**SET EXERCISE:**
The lines to return are those from the one containing "Recreate this image" down to the one containing "ax = fig.add_axes([76", inclusive; return them exactly and nothing else.

[Figure scripts]
* begin *
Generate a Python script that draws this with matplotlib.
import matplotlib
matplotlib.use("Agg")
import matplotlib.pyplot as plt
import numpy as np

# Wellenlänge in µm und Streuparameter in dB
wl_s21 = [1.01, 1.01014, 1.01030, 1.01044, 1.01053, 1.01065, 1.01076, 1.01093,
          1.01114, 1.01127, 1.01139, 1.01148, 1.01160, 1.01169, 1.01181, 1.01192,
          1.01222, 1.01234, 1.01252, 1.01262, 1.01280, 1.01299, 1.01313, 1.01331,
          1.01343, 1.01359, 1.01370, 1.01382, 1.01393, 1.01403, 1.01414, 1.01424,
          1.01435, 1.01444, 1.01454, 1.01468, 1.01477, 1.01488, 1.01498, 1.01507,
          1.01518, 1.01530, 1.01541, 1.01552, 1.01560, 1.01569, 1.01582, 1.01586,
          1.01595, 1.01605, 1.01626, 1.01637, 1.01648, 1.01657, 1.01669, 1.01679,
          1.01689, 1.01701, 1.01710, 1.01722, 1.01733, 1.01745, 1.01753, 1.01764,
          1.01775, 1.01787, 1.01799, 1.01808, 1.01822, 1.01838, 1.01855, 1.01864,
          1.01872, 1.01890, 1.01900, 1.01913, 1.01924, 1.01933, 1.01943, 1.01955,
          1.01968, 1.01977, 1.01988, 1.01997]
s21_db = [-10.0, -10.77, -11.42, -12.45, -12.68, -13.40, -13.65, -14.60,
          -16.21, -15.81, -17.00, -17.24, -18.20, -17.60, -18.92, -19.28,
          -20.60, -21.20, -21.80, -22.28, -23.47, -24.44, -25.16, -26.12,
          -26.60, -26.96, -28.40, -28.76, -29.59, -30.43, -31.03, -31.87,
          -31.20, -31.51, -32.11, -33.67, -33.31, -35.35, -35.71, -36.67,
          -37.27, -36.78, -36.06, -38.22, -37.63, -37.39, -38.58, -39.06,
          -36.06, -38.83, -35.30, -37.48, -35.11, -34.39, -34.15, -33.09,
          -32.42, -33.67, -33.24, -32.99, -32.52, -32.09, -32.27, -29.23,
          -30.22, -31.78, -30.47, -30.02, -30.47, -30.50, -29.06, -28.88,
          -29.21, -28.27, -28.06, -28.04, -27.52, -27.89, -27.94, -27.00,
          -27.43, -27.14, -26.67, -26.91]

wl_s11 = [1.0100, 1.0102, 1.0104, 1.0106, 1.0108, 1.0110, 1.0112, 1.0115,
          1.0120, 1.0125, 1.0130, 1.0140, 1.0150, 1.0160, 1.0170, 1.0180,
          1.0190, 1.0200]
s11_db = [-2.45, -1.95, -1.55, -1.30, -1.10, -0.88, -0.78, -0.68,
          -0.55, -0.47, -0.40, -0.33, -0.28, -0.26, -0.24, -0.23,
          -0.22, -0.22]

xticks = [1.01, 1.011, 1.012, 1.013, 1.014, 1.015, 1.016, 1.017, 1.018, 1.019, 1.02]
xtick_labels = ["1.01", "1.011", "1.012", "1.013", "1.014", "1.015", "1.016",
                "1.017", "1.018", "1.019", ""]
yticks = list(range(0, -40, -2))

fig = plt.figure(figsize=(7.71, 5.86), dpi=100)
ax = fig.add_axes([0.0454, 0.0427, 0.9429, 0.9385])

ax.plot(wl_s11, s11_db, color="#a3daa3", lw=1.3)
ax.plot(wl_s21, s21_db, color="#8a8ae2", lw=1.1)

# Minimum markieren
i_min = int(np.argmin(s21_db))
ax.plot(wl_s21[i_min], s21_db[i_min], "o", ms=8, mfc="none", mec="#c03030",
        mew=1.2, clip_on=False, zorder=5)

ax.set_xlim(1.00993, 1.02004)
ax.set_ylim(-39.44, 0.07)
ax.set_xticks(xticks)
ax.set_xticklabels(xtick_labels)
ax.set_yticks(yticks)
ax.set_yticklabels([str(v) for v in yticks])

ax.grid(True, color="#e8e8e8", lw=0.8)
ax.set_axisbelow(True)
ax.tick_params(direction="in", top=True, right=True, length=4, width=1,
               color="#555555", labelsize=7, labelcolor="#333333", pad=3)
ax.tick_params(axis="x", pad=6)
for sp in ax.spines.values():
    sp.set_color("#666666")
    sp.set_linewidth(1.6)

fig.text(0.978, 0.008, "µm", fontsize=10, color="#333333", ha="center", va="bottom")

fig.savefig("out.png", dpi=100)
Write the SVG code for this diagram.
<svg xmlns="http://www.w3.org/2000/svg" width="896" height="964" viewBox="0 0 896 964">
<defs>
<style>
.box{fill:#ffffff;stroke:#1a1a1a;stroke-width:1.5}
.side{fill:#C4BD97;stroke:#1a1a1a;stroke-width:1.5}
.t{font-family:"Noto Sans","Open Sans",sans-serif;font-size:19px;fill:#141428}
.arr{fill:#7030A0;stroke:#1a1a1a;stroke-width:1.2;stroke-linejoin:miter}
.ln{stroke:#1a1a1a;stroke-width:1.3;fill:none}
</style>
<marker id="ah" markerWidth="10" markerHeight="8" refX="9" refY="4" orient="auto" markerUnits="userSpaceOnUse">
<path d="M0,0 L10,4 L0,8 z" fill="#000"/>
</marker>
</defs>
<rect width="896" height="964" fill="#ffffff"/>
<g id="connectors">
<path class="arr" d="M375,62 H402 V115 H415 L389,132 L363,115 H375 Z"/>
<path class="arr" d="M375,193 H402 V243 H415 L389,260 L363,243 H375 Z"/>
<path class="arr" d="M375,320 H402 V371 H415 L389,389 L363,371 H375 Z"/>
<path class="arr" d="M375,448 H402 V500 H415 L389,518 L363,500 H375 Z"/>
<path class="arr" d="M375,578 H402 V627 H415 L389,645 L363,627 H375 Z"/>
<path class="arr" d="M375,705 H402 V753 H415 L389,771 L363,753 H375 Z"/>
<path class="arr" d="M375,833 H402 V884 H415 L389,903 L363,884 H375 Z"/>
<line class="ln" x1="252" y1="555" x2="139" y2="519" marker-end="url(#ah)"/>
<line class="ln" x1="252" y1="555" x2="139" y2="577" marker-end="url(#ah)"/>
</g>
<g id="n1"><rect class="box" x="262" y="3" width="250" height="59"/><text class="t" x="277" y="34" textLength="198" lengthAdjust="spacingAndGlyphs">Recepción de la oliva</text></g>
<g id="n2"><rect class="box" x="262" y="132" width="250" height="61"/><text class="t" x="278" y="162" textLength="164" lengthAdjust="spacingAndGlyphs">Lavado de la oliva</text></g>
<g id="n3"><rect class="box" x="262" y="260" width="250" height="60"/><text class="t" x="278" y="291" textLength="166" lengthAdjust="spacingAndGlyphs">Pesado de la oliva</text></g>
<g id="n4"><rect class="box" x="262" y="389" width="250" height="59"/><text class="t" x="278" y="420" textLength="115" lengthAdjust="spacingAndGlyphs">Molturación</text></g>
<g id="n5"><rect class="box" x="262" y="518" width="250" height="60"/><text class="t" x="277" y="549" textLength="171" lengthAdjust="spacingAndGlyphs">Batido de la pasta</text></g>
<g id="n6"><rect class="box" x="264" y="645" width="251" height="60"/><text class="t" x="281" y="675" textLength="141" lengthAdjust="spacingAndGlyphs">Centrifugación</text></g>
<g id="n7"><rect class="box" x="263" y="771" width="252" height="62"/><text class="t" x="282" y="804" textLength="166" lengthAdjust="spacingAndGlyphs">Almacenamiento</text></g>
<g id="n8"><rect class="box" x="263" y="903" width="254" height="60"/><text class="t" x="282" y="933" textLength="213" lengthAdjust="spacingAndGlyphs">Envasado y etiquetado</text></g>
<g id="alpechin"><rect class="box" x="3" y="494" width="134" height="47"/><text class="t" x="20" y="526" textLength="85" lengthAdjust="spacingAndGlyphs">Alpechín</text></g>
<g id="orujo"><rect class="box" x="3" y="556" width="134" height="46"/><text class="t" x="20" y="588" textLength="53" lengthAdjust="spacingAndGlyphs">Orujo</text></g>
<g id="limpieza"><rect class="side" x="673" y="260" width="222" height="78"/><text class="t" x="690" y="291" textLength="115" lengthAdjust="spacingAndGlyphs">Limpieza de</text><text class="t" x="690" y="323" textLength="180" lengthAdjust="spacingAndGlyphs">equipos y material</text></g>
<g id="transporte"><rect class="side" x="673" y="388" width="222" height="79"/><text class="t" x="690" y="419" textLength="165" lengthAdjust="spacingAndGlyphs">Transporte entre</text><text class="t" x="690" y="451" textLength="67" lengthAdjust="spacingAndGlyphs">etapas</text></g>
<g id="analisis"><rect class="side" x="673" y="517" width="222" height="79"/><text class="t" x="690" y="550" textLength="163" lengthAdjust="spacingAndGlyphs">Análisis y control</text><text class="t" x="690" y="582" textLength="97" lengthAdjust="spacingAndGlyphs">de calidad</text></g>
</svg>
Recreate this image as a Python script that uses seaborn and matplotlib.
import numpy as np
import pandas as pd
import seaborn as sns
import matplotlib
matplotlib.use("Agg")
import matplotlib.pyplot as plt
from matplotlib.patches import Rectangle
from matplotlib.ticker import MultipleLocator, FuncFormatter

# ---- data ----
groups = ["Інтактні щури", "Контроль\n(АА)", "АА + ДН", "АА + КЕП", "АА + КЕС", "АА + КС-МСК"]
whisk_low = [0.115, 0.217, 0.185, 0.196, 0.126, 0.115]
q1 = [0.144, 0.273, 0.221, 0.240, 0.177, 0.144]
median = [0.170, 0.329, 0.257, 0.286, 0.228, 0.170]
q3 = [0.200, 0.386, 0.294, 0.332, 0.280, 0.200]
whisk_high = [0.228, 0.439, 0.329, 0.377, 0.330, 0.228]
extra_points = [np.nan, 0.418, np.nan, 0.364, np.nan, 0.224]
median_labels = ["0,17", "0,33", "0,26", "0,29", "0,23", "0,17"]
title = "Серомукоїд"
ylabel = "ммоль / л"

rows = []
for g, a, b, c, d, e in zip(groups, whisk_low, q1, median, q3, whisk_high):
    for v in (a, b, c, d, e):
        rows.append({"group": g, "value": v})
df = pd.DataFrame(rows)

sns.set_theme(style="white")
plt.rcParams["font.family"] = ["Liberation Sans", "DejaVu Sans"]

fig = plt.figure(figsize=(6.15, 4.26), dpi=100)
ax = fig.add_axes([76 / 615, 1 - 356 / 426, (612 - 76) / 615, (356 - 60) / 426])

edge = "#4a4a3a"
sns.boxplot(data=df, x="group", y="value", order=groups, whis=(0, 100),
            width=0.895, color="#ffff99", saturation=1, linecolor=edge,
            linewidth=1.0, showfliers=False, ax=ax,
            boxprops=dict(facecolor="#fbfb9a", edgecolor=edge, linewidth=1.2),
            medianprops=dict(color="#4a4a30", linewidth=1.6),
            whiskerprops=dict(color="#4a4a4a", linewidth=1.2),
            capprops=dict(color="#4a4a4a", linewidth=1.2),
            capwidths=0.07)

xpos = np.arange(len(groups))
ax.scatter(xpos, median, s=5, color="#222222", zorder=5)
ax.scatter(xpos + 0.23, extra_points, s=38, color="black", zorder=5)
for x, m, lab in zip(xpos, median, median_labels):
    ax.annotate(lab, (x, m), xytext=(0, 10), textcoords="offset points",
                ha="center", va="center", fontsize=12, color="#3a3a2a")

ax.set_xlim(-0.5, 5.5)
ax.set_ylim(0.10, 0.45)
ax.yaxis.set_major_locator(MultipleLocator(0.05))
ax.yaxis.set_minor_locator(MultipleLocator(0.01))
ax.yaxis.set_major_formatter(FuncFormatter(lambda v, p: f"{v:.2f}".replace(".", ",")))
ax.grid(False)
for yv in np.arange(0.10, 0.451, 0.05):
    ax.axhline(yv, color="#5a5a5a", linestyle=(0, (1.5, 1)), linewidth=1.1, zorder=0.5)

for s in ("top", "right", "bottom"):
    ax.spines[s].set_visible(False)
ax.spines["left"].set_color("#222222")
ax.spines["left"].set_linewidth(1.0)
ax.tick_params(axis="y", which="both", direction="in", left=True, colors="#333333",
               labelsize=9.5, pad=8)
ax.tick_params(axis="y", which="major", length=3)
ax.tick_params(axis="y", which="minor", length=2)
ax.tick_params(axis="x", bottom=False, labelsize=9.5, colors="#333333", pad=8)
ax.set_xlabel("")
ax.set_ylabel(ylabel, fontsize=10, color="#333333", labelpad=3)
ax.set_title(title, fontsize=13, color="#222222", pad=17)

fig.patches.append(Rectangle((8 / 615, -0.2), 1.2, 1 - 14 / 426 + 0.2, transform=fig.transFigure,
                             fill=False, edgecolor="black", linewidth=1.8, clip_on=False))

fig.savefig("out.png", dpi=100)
* end *
**THE COMPLETED TASK:**
Recreate this image as a Python script that uses seaborn and matplotlib.
import numpy as np
import pandas as pd
import seaborn as sns
import matplotlib
matplotlib.use("Agg")
import matplotlib.pyplot as plt
from matplotlib.patches import Rectangle
from matplotlib.ticker import MultipleLocator, FuncFormatter

# ---- data ----
groups = ["Інтактні щури", "Контроль\n(АА)", "АА + ДН", "АА + КЕП", "АА + КЕС", "АА + КС-МСК"]
whisk_low = [0.115, 0.217, 0.185, 0.196, 0.126, 0.115]
q1 = [0.144, 0.273, 0.221, 0.240, 0.177, 0.144]
median = [0.170, 0.329, 0.257, 0.286, 0.228, 0.170]
q3 = [0.200, 0.386, 0.294, 0.332, 0.280, 0.200]
whisk_high = [0.228, 0.439, 0.329, 0.377, 0.330, 0.228]
extra_points = [np.nan, 0.418, np.nan, 0.364, np.nan, 0.224]
median_labels = ["0,17", "0,33", "0,26", "0,29", "0,23", "0,17"]
title = "Серомукоїд"
ylabel = "ммоль / л"

rows = []
for g, a, b, c, d, e in zip(groups, whisk_low, q1, median, q3, whisk_high):
    for v in (a, b, c, d, e):
        rows.append({"group": g, "value": v})
df = pd.DataFrame(rows)

sns.set_theme(style="white")
plt.rcParams["font.family"] = ["Liberation Sans", "DejaVu Sans"]

fig = plt.figure(figsize=(6.15, 4.26), dpi=100)
ax = fig.add_axes([76 / 615, 1 - 356 / 426, (612 - 76) / 615, (356 - 60) / 426])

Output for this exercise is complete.